RECORDED INFORMATION |

● ● ● ● ● ● ●

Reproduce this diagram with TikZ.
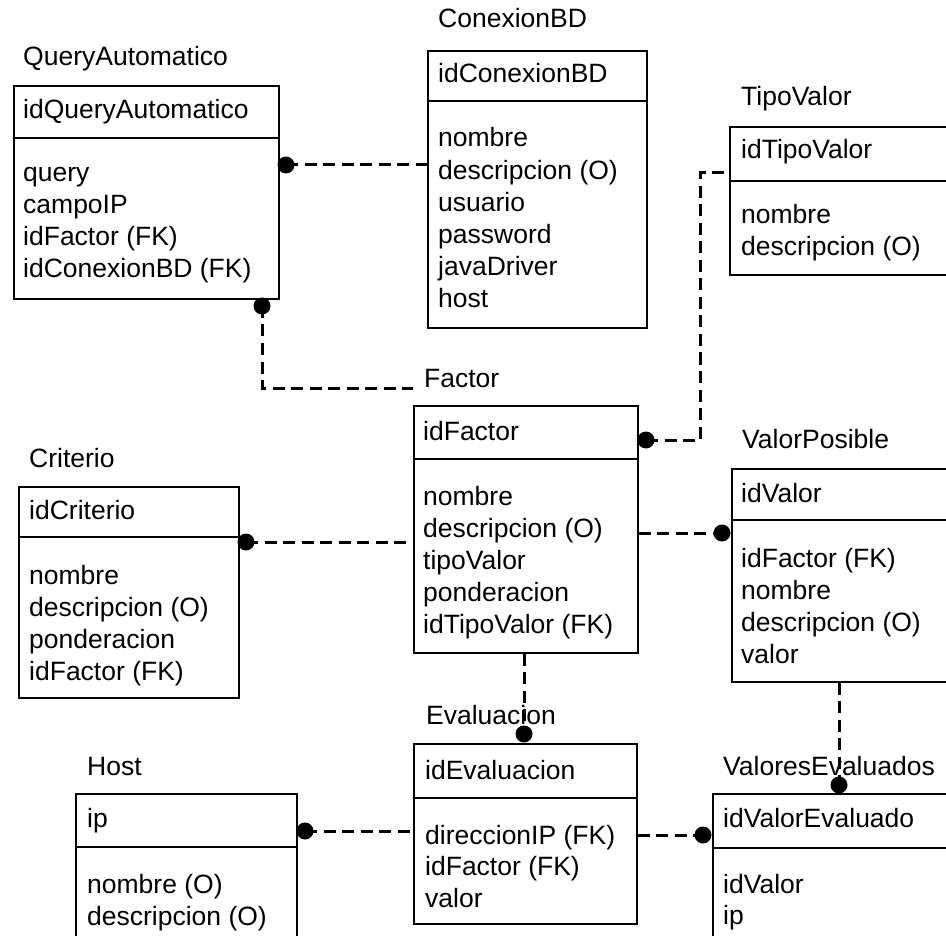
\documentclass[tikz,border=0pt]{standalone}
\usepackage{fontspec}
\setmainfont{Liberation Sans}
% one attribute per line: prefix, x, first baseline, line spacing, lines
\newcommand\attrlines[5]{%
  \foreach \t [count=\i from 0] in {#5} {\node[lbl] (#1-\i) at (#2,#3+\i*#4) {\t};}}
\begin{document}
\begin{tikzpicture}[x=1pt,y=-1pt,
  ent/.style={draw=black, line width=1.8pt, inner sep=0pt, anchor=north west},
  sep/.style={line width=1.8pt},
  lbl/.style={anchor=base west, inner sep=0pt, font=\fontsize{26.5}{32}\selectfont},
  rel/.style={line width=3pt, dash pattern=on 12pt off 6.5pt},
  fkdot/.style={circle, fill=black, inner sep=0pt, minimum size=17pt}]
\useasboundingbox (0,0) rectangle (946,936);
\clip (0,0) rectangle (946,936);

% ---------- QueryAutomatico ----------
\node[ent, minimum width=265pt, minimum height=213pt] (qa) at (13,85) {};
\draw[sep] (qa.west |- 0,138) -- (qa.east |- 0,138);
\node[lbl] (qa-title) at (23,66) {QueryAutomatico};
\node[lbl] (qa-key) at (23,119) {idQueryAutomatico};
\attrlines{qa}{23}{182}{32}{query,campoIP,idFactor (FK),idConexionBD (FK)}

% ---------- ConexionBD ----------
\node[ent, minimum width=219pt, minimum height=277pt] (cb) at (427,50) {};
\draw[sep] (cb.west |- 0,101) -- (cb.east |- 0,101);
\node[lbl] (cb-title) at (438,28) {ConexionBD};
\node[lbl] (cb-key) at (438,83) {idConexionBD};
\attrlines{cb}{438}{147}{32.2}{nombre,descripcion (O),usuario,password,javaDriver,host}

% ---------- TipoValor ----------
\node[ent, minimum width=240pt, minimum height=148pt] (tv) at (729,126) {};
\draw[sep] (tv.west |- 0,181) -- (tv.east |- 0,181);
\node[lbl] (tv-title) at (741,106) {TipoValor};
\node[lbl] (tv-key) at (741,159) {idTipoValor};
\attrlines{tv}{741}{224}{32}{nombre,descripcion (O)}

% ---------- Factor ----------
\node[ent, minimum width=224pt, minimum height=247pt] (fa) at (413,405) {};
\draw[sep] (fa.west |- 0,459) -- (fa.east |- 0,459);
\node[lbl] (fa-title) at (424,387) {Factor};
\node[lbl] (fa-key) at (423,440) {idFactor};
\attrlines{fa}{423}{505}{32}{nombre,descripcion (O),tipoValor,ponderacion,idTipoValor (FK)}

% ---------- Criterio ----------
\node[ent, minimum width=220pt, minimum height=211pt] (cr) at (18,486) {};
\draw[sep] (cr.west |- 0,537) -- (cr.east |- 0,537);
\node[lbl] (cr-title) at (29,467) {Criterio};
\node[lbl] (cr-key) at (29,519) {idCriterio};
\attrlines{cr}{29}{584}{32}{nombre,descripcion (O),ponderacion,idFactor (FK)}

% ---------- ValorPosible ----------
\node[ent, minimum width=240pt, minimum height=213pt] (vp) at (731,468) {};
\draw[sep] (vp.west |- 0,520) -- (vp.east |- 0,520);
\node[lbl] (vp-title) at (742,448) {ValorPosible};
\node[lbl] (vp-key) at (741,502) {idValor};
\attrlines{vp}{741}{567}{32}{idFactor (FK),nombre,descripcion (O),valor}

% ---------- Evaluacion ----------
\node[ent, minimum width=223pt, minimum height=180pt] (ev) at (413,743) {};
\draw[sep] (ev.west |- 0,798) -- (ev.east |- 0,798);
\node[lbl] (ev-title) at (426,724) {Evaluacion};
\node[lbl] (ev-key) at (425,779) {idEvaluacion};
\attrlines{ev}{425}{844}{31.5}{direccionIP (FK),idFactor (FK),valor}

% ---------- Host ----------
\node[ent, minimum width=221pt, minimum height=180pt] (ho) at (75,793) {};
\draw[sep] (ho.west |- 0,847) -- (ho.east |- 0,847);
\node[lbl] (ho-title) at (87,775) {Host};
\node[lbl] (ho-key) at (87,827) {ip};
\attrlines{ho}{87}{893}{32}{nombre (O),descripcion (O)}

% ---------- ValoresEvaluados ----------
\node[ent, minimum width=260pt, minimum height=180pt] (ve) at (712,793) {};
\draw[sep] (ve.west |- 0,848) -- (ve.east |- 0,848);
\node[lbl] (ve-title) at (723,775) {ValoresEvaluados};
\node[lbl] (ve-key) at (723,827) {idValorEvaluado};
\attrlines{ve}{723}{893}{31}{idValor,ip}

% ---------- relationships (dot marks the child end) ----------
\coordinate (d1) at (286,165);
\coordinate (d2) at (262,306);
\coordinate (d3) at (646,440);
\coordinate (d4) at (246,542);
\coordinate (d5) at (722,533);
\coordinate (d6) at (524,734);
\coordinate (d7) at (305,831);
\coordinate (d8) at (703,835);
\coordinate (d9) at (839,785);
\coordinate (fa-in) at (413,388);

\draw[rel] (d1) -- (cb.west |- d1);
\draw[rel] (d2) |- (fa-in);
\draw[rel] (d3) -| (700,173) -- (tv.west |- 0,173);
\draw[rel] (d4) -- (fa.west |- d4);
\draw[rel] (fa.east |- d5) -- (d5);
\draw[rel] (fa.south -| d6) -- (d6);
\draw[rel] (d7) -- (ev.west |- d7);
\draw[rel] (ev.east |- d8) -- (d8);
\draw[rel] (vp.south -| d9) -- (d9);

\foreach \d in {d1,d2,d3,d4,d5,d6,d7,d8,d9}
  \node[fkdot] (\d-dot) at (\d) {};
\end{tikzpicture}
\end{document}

● ● ● ● ● ● ●

EXERCISE | Give the material again exactly as it is, but keep the pictures out.

SOLUTION FOR THIS PROBLEM |
Reproduce this diagram with TikZ.
\documentclass[tikz,border=0pt]{standalone}
\usepackage{fontspec}
\setmainfont{Liberation Sans}
% one attribute per line: prefix, x, first baseline, line spacing, lines
\newcommand\attrlines[5]{%
  \foreach \t [count=\i from 0] in {#5} {\node[lbl] (#1-\i) at (#2,#3+\i*#4) {\t};}}
\begin{document}
\begin{tikzpicture}[x=1pt,y=-1pt,
  ent/.style={draw=black, line width=1.8pt, inner sep=0pt, anchor=north west},
  sep/.style={line width=1.8pt},
  lbl/.style={anchor=base west, inner sep=0pt, font=\fontsize{26.5}{32}\selectfont},
  rel/.style={line width=3pt, dash pattern=on 12pt off 6.5pt},
  fkdot/.style={circle, fill=black, inner sep=0pt, minimum size=17pt}]
\useasboundingbox (0,0) rectangle (946,936);
\clip (0,0) rectangle (946,936);

% ---------- QueryAutomatico ----------
\node[ent, minimum width=265pt, minimum height=213pt] (qa) at (13,85) {};
\draw[sep] (qa.west |- 0,138) -- (qa.east |- 0,138);
\node[lbl] (qa-title) at (23,66) {QueryAutomatico};
\node[lbl] (qa-key) at (23,119) {idQueryAutomatico};
\attrlines{qa}{23}{182}{32}{query,campoIP,idFactor (FK),idConexionBD (FK)}

% ---------- ConexionBD ----------
\node[ent, minimum width=219pt, minimum height=277pt] (cb) at (427,50) {};
\draw[sep] (cb.west |- 0,101) -- (cb.east |- 0,101);
\node[lbl] (cb-title) at (438,28) {ConexionBD};
\node[lbl] (cb-key) at (438,83) {idConexionBD};
\attrlines{cb}{438}{147}{32.2}{nombre,descripcion (O),usuario,password,javaDriver,host}

% ---------- TipoValor ----------
\node[ent, minimum width=240pt, minimum height=148pt] (tv) at (729,126) {};
\draw[sep] (tv.west |- 0,181) -- (tv.east |- 0,181);
\node[lbl] (tv-title) at (741,106) {TipoValor};
\node[lbl] (tv-key) at (741,159) {idTipoValor};
\attrlines{tv}{741}{224}{32}{nombre,descripcion (O)}

% ---------- Factor ----------
\node[ent, minimum width=224pt, minimum height=247pt] (fa) at (413,405) {};
\draw[sep] (fa.west |- 0,459) -- (fa.east |- 0,459);
\node[lbl] (fa-title) at (424,387) {Factor};
\node[lbl] (fa-key) at (423,440) {idFactor};
\attrlines{fa}{423}{505}{32}{nombre,descripcion (O),tipoValor,ponderacion,idTipoValor (FK)}

% ---------- Criterio ----------
\node[ent, minimum width=220pt, minimum height=211pt] (cr) at (18,486) {};
\draw[sep] (cr.west |- 0,537) -- (cr.east |- 0,537);
\node[lbl] (cr-title) at (29,467) {Criterio};
\node[lbl] (cr-key) at (29,519) {idCriterio};
\attrlines{cr}{29}{584}{32}{nombre,descripcion (O),ponderacion,idFactor (FK)}

% ---------- ValorPosible ----------
\node[ent, minimum width=240pt, minimum height=213pt] (vp) at (731,468) {};
\draw[sep] (vp.west |- 0,520) -- (vp.east |- 0,520);
\node[lbl] (vp-title) at (742,448) {ValorPosible};
\node[lbl] (vp-key) at (741,502) {idValor};
\attrlines{vp}{741}{567}{32}{idFactor (FK),nombre,descripcion (O),valor}

% ---------- Evaluacion ----------
\node[ent, minimum width=223pt, minimum height=180pt] (ev) at (413,743) {};
\draw[sep] (ev.west |- 0,798) -- (ev.east |- 0,798);
\node[lbl] (ev-title) at (426,724) {Evaluacion};
\node[lbl] (ev-key) at (425,779) {idEvaluacion};
\attrlines{ev}{425}{844}{31.5}{direccionIP (FK),idFactor (FK),valor}

% ---------- Host ----------
\node[ent, minimum width=221pt, minimum height=180pt] (ho) at (75,793) {};
\draw[sep] (ho.west |- 0,847) -- (ho.east |- 0,847);
\node[lbl] (ho-title) at (87,775) {Host};
\node[lbl] (ho-key) at (87,827) {ip};
\attrlines{ho}{87}{893}{32}{nombre (O),descripcion (O)}

% ---------- ValoresEvaluados ----------
\node[ent, minimum width=260pt, minimum height=180pt] (ve) at (712,793) {};
\draw[sep] (ve.west |- 0,848) -- (ve.east |- 0,848);
\node[lbl] (ve-title) at (723,775) {ValoresEvaluados};
\node[lbl] (ve-key) at (723,827) {idValorEvaluado};
\attrlines{ve}{723}{893}{31}{idValor,ip}

% ---------- relationships (dot marks the child end) ----------
\coordinate (d1) at (286,165);
\coordinate (d2) at (262,306);
\coordinate (d3) at (646,440);
\coordinate (d4) at (246,542);
\coordinate (d5) at (722,533);
\coordinate (d6) at (524,734);
\coordinate (d7) at (305,831);
\coordinate (d8) at (703,835);
\coordinate (d9) at (839,785);
\coordinate (fa-in) at (413,388);

\draw[rel] (d1) -- (cb.west |- d1);
\draw[rel] (d2) |- (fa-in);
\draw[rel] (d3) -| (700,173) -- (tv.west |- 0,173);
\draw[rel] (d4) -- (fa.west |- d4);
\draw[rel] (fa.east |- d5) -- (d5);
\draw[rel] (fa.south -| d6) -- (d6);
\draw[rel] (d7) -- (ev.west |- d7);
\draw[rel] (ev.east |- d8) -- (d8);
\draw[rel] (vp.south -| d9) -- (d9);

\foreach \d in {d1,d2,d3,d4,d5,d6,d7,d8,d9}
  \node[fkdot] (\d-dot) at (\d) {};
\end{tikzpicture}
\end{document}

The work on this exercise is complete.